Sen. Lamar Alexander (R-TN) touring Oak Ridge National Laboratory with Energy Secretary Rick Perry this week. Alexander is a longtime supporter of DOE research programs.

(Image credit – Oak Ridge National Laboratory)

Public domain

For their part, Trump and Mulvaney have indicated that, come September and the end of the fiscal year, the White House will be willing to risk a shutdown to see the president’s priorities through. Earlier this month, the president tweeted:

Our country needs a good ‘shutdown’ in September to fix mess!

Trump plans more non-defense cuts in future years

There is little in the budget to suggest that President Trump will change the current trajectory that has been squeezing non-defense discretionary spending – the broad category that includes most science agencies – since Congress enacted its budget cap and sequestration law in 2011.

In addition to an immediate $54 billion in non-defense spending cuts in fiscal year 2018, the budget proposes reducing non-defense spending by a total of $1.6 trillion over the next 10 years. The administration also includes a new proposal to extend non-defense spending caps through 2027. It would additionally "rebalance" discretionary funding through a new "2-penny plan" to decrease non-defense funding levels by 2 percent annually below current budget caps while increasing defense spending by 2.1 percent per year.
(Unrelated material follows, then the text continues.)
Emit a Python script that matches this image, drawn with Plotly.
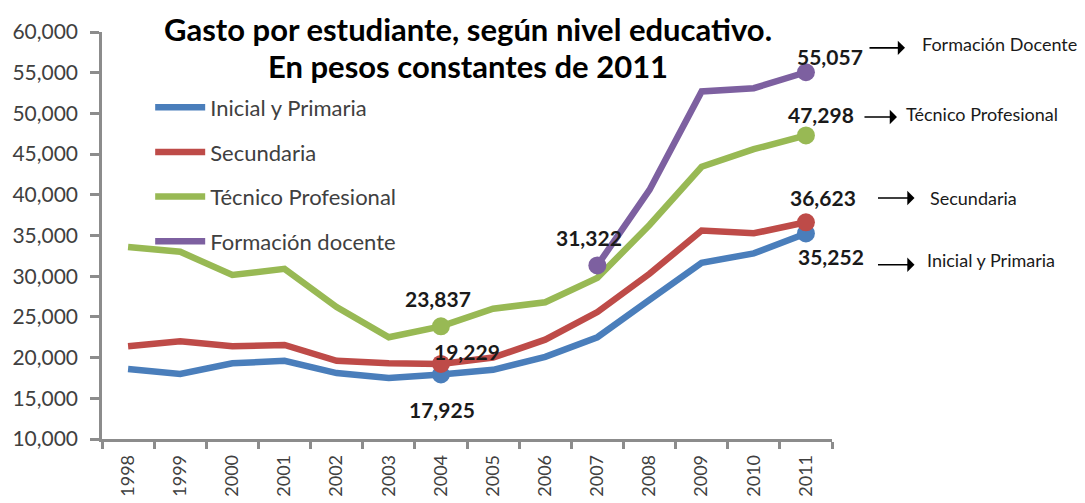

As federal R&D spending tends to rise and fall in proportion with total discretionary spending, these plans do not bode well for the administration’s future proposals for science.

Reacting to the budget, Laura Greene, chief scientist at the National High Magnetic Field Laboratory and president of the American Physical Society, an AIP Member Society, spoke to the impact on the broader scientific community: 

Sustained, robust investments across all the federal science agencies are essential for the United States to compete in an increasingly global economy, strengthen its national security, improve education, and prepare a 21st century workforce. The president made his proposal, but it’s up to Congress to determine the budget. Congress has already shown that it recognizes the crucial role that science plays in U.S. competitiveness.